SECTIONS

President Ruto: There's no turning back on NSSF deductions increment

President William Ruto addressing newly sworn in Cabinet Secretaries at State House, Nairobi on October 27, 2022. [Denish Ochieng, Standard]

President William Ruto has said that he won’t renege on plans to have NSSF contributions increased from the Sh200 flat rate to six per cent of workers’ monthly salaries.

President Ruto made the remarks on Friday, November 4 at the Supreme Court Buildings during the release of the State of the Judiciary and Administration of Justice Report for the 2021/2022 Financial Year.

The Head of State said the move will allow Kenyans to have more funds upon retirement, and also inculcate a savings culture among the citizens.

This comes on the back of criticism by Azimio la Umoja-One Kenya leader Raila Odinga, who says the planned increment of NSSF deductions would worsen the economic hardship Kenyans are facing.

“I want to tell those in the opposition, who are against our plans, that there is no two ways about the [planned NSSF deductions] increment.
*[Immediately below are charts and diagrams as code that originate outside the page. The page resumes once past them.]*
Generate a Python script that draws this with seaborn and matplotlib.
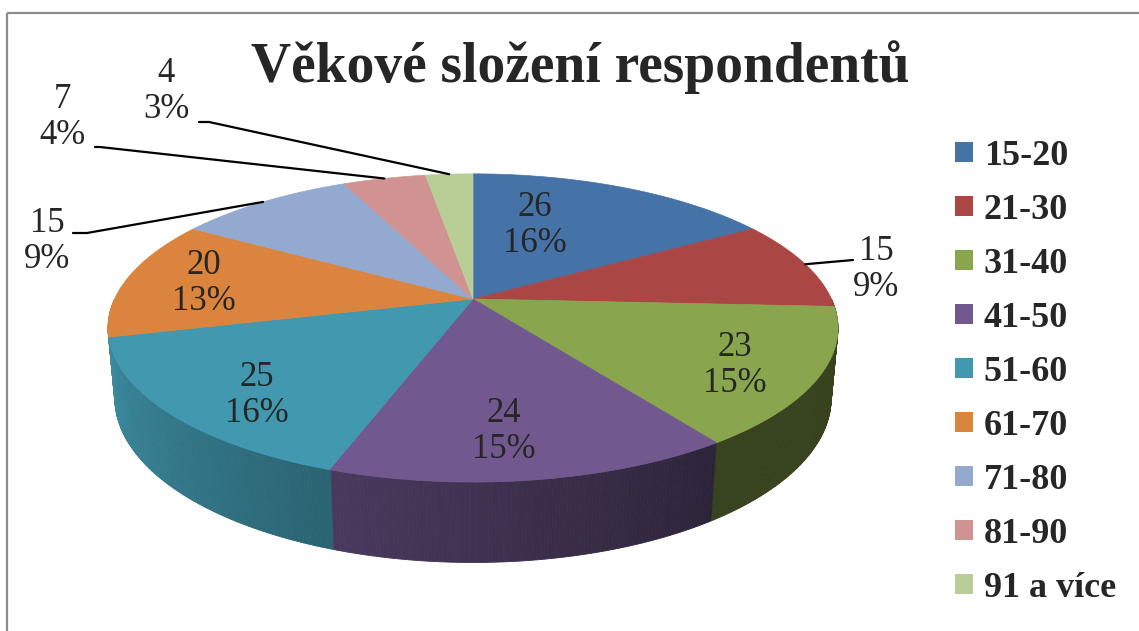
import numpy as np
import matplotlib
matplotlib.use('Agg')
import matplotlib.pyplot as plt
import seaborn as sns
from matplotlib.patches import Polygon, Patch, Rectangle

# data
categories = ['15-20', '21-30', '31-40', '41-50', '51-60', '61-70', '71-80', '81-90', '91 a více']
counts = [26, 15, 23, 24, 25, 20, 15, 7, 4]
percents = [16, 9, 15, 15, 16, 13, 9, 4, 3]
colors = ['#4572A7', '#AA4643', '#89A54E', '#71588F', '#4198AF',
          '#DB843D', '#93A9CF', '#D19392', '#B9CD96']

# label layout (pixel positions of text centres, leader-line elbows)
label_pos = [(535, 226), (876, 269), (735, 366), (504, 432), (257, 395),
             (204, 284), (47, 242), (62, 118), (166, 92)]
leader = {1: [(853, 260)],
          6: [(87, 233), (73, 233)],
          7: [(100, 147), (95, 147)],
          8: [(209, 122), (199, 122)]}

# 3d view of the pie
CX, CY = 473, 299
PHI = np.radians(24.5)
DIST, FOC, THICK = 4.84, 1735.0, 0.215


def project(theta, z=0.0, r=1.0):
    X = r * np.cos(np.radians(theta))
    Y = r * np.sin(np.radians(theta))
    up = Y * np.sin(PHI) + z * np.cos(PHI)
    d = DIST + Y * np.cos(PHI) - z * np.sin(PHI)
    return CX + FOC * X / d, CY - FOC * up / d


def shade(col, theta):
    f = np.clip(0.4 + 0.0047 * (-55 - theta), 0.4, 0.92)
    return tuple(np.array(matplotlib.colors.to_rgb(col)) * f)


sns.set_style('white')
plt.rcParams['font.family'] = ['Liberation Serif', 'DejaVu Serif']

palette = sns.color_palette(colors)
total = sum(counts)
bounds = 90 - np.concatenate([[0], np.cumsum(counts)]) / total * 360

fig = plt.figure(figsize=(11.39, 6.31), dpi=100)
ax = fig.add_axes([0, 0, 1, 1])
ax.set_xlim(0, 1139)
ax.set_ylim(631, 0)
ax.axis('off')

# chart frame
ax.add_patch(Rectangle((7, 13), 1150, 640, fill=False, edgecolor='#8c8c8c', lw=1.6))


def slice_of(theta):
    t = theta
    while t < bounds[-1]:
        t += 360
    for i in range(len(counts)):
        if bounds[i + 1] <= t <= bounds[i]:
            return i
    return 0


# side wall of the front half, painted back to front
step = 0.5
quads = []
for t in np.arange(-180, 0, step):
    i = slice_of(t + step / 2)
    pts = [project(t, 0), project(t + step, 0), project(t + step, -THICK), project(t, -THICK)]
    depth = np.sin(np.radians(t + step / 2))
    quads.append((-depth, pts, shade(palette[i], t + step / 2)))
for depth, pts, c in sorted(quads, key=lambda q: q[0]):
    ax.add_patch(Polygon(pts, closed=True, facecolor=c, edgecolor=c, lw=0.6))

# top face
for i, c in enumerate(palette):
    th = np.linspace(bounds[i], bounds[i + 1], 120)
    arc = [project(t) for t in th]
    ax.add_patch(Polygon([(CX, CY)] + arc, closed=True, facecolor=c, edgecolor=c, lw=0.5))

# data labels
for i, (n, p) in enumerate(zip(counts, percents)):
    x, y = label_pos[i]
    ax.text(x, y, f'{n}\n{p}%', ha='center', va='center', fontsize=25,
            linespacing=1.12, multialignment='center')
    if i in leader:
        mid = (bounds[i] + bounds[i + 1]) / 2
        pts = [project(mid)] + leader[i]
        ax.plot([q[0] for q in pts], [q[1] for q in pts], color='black', lw=1.6)

ax.text(580, 82, 'Věkové složení respondentů', ha='center', va='baseline',
        fontsize=40, fontweight='bold')

handles = [Patch(facecolor=c, edgecolor='none') for c in palette]
ax.legend(handles, categories, loc='upper left', bbox_to_anchor=(955 / 1139, 1 - 140 / 631),
          frameon=False, prop={'weight': 'bold', 'size': 26}, handlelength=0.5,
          handleheight=0.48, handletextpad=0.3, labelspacing=0.58, borderpad=0,
          borderaxespad=0)

plt.savefig('out.png', dpi=100)
plt.close()
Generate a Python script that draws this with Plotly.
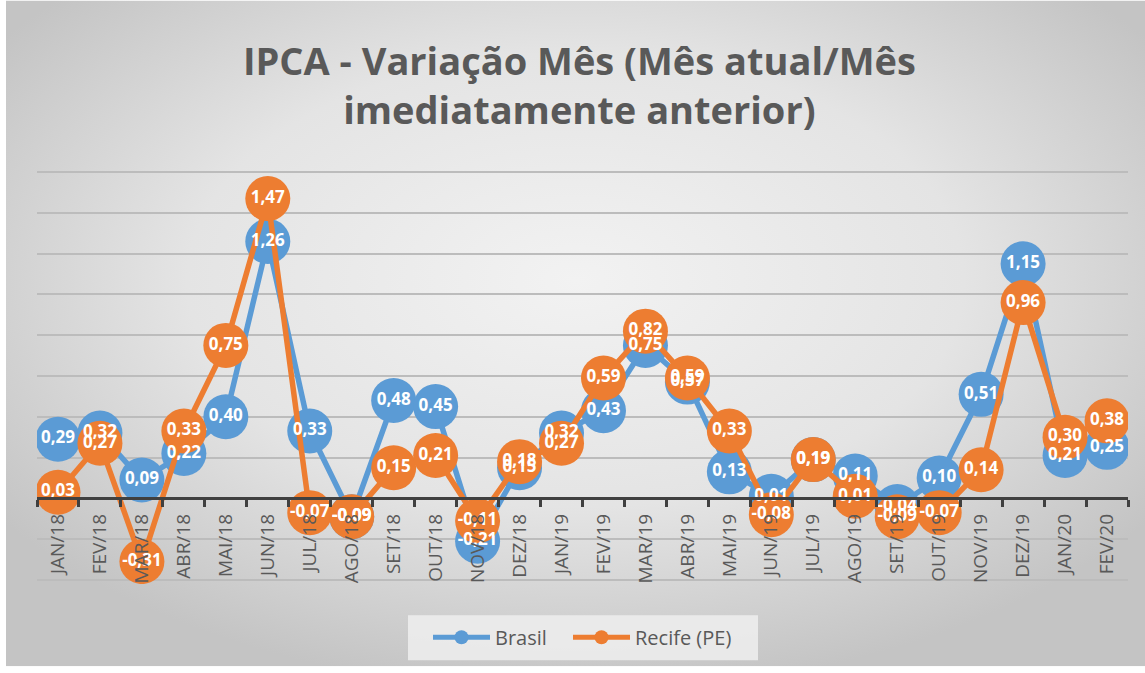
import base64
import plotly.graph_objects as go

meses = ["JAN/18", "FEV/18", "MAR/18", "ABR/18", "MAI/18", "JUN/18", "JUL/18", "AGO/18",
         "SET/18", "OUT/18", "NOV/18", "DEZ/18", "JAN/19", "FEV/19", "MAR/19", "ABR/19",
         "MAI/19", "JUN/19", "JUL/19", "AGO/19", "SET/19", "OUT/19", "NOV/19", "DEZ/19",
         "JAN/20", "FEV/20"]
brasil = [0.29, 0.32, 0.09, 0.22, 0.40, 1.26, 0.33, -0.09, 0.48, 0.45, -0.21, 0.15, 0.32,
          0.43, 0.75, 0.57, 0.13, 0.01, 0.19, 0.11, -0.04, 0.10, 0.51, 1.15, 0.21, 0.25]
recife = [0.03, 0.27, -0.31, 0.33, 0.75, 1.47, -0.07, -0.09, 0.15, 0.21, -0.11, 0.18, 0.27,
          0.59, 0.82, 0.59, 0.33, -0.08, 0.19, 0.01, -0.09, -0.07, 0.14, 0.96, 0.30, 0.38]
series_names = ["Brasil", "Recife (PE)"]

BLUE = "#5b9bd5"
ORANGE = "#ed7d31"
GRAY_TXT = "#595959"
FONT = "Open Sans"

W, H = 1145, 673
YMIN, YMAX = -0.42, 1.62
UNIT = 204.0          # px per unit on y
ZERO_PX = 498.0       # pixel row of y = 0
ML, MR = 37, 17
MT = ZERO_PX - YMAX * UNIT
MB = H - (ZERO_PX - YMIN * UNIT)


def fmt(v):
    return f"{v:.2f}".replace(".", ",")


fig = go.Figure()
cols = [BLUE, ORANGE]
for name, vals, col in zip(series_names, [brasil, recife], cols):
    fig.add_trace(go.Scatter(
        x=meses, y=vals, mode="lines+markers", name=name, showlegend=False,
        line=dict(color=col, width=5.5),
        marker=dict(size=45, color=col),
        hoverinfo="skip"))
for name, vals, col in zip(series_names, [brasil, recife], cols):
    fig.add_trace(go.Scatter(
        x=meses, y=vals, mode="text", showlegend=False,
        text=[fmt(v) for v in vals], textposition="middle center",
        textfont=dict(family=FONT, size=17, color="white", weight="bold"),
        hoverinfo="skip"))

pw = W - ML - MR
ph = H - MT - MB


def px_to_paper_x(p):
    return (p - ML) / pw


def px_to_paper_y(p):
    return (H - MB - p) / ph


# gradient background
svg = f'''<svg xmlns="http://www.w3.org/2000/svg" width="{W}" height="{H}" viewBox="0 0 {W} {H}" preserveAspectRatio="none">
<defs><radialGradient id="g" cx="0.5" cy="0.42" r="0.62" gradientUnits="objectBoundingBox">
<stop offset="0" stop-color="#f2f2f2"/><stop offset="0.55" stop-color="#e4e4e4"/><stop offset="1" stop-color="#c4c4c4"/>
</radialGradient></defs>
<rect x="0" y="0" width="{W}" height="{H}" fill="url(#g)"/></svg>'''
src = "data:image/svg+xml;base64," + base64.b64encode(svg.encode()).decode()

x0 = px_to_paper_x(6)
x1 = px_to_paper_x(W)
ytop = px_to_paper_y(0)
ybot = px_to_paper_y(666)
fig.add_layout_image(dict(
    source=src, xref="paper", yref="paper", x=x0, y=ytop,
    sizex=x1 - x0, sizey=ytop - ybot, sizing="stretch",
    xanchor="left", yanchor="top", layer="below"))

# custom legend (box, symbols, labels)
shapes = [dict(type="rect", xref="paper", yref="paper",
               x0=px_to_paper_x(408), x1=px_to_paper_x(758),
               y0=px_to_paper_y(660), y1=px_to_paper_y(615),
               fillcolor="rgba(238,238,238,0.85)", line=dict(width=0), layer="below")]
annotations = []
ly = 637
leg_items = [(series_names[0], BLUE, 433, 490), (series_names[1], ORANGE, 573, 630)]
for name, col, lx0, lx1 in leg_items:
    shapes.append(dict(type="line", xref="paper", yref="paper",
                       x0=px_to_paper_x(lx0), x1=px_to_paper_x(lx1),
                       y0=px_to_paper_y(ly), y1=px_to_paper_y(ly),
                       line=dict(color=col, width=5)))
    cx = (lx0 + lx1) / 2
    shapes.append(dict(type="circle", xref="paper", yref="paper",
                       x0=px_to_paper_x(cx - 7), x1=px_to_paper_x(cx + 7),
                       y0=px_to_paper_y(ly + 7), y1=px_to_paper_y(ly - 7),
                       fillcolor=col, line=dict(width=0)))
    annotations.append(dict(text=name, xref="paper", yref="paper",
                            x=px_to_paper_x(lx1 + 3), y=px_to_paper_y(ly),
                            xanchor="left", yanchor="middle", showarrow=False,
                            font=dict(family=FONT, size=20, color=GRAY_TXT)))

fig.update_layout(
    width=W, height=H,
    margin=dict(l=ML, r=MR, t=MT, b=MB, autoexpand=False),
    paper_bgcolor="white", plot_bgcolor="rgba(0,0,0,0)",
    title=dict(text="<b>IPCA - Variação Mês (Mês atual/Mês<br>imediatamente anterior)</b>",
               x=0.506, xanchor="center", y=0.889, yanchor="top",
               font=dict(family=FONT, size=38, color=GRAY_TXT)),
    showlegend=False,
    shapes=shapes,
    annotations=annotations,
    xaxis=dict(type="category", anchor="free", position=(0 - YMIN) / (YMAX - YMIN),
               range=[-0.5, len(meses) - 0.5],
               automargin=False,
               showline=True, linecolor="#404040", linewidth=3,
               ticks="outside", tickson="boundaries", ticklen=7, tickwidth=3,
               tickcolor="#404040", tickangle=-90, ticklabelstandoff=6,
               tickfont=dict(family=FONT, size=19, color=GRAY_TXT),
               showgrid=False, fixedrange=True),
    yaxis=dict(range=[YMIN, YMAX], dtick=0.2, tick0=0, showticklabels=False, automargin=False,
               showgrid=True, gridcolor="#bcbcbc", gridwidth=2,
               zeroline=False, fixedrange=True),
)

fig.write_html("out.html", config={"displayModeBar": False},
               post_script="document.body.style.margin='0px';document.body.style.overflow='hidden';")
They (opposition) have been asking us to borrow [funds] externally, but our government is not ready for that,” said Ruto.

The Head of State said he’s spoken with COTU-Kenya and the Federation of Kenya Employers, who have agreed to have the scheme rolled out after Parliament approves the proposal.

Ruto also asked the Judiciary to expedite ruling on tax evasion cases, urging judges not to entertain tax offenders.

“I want to ask the Judiciary not to give a safe haven to people running away from paying tax. We want every citizen to carry their portion of the burden of running the affairs of the country,” said Ruto.

On his commitment to support the Judiciary, the president said he’ll gradually increase funds to the courts over the next five years.

“Without a doubt, the low budgetary allocation [to the Judiciary] has affected critical projects and activities. It is with this in mind that I gave the undertaking to enhance annual allocation to the Judiciary for the next five years, in an effort to mitigate the opportunity cost of the accrued shortfalls,” he said.

The Judiciary said it has 6,182 employees against a target of 9,417.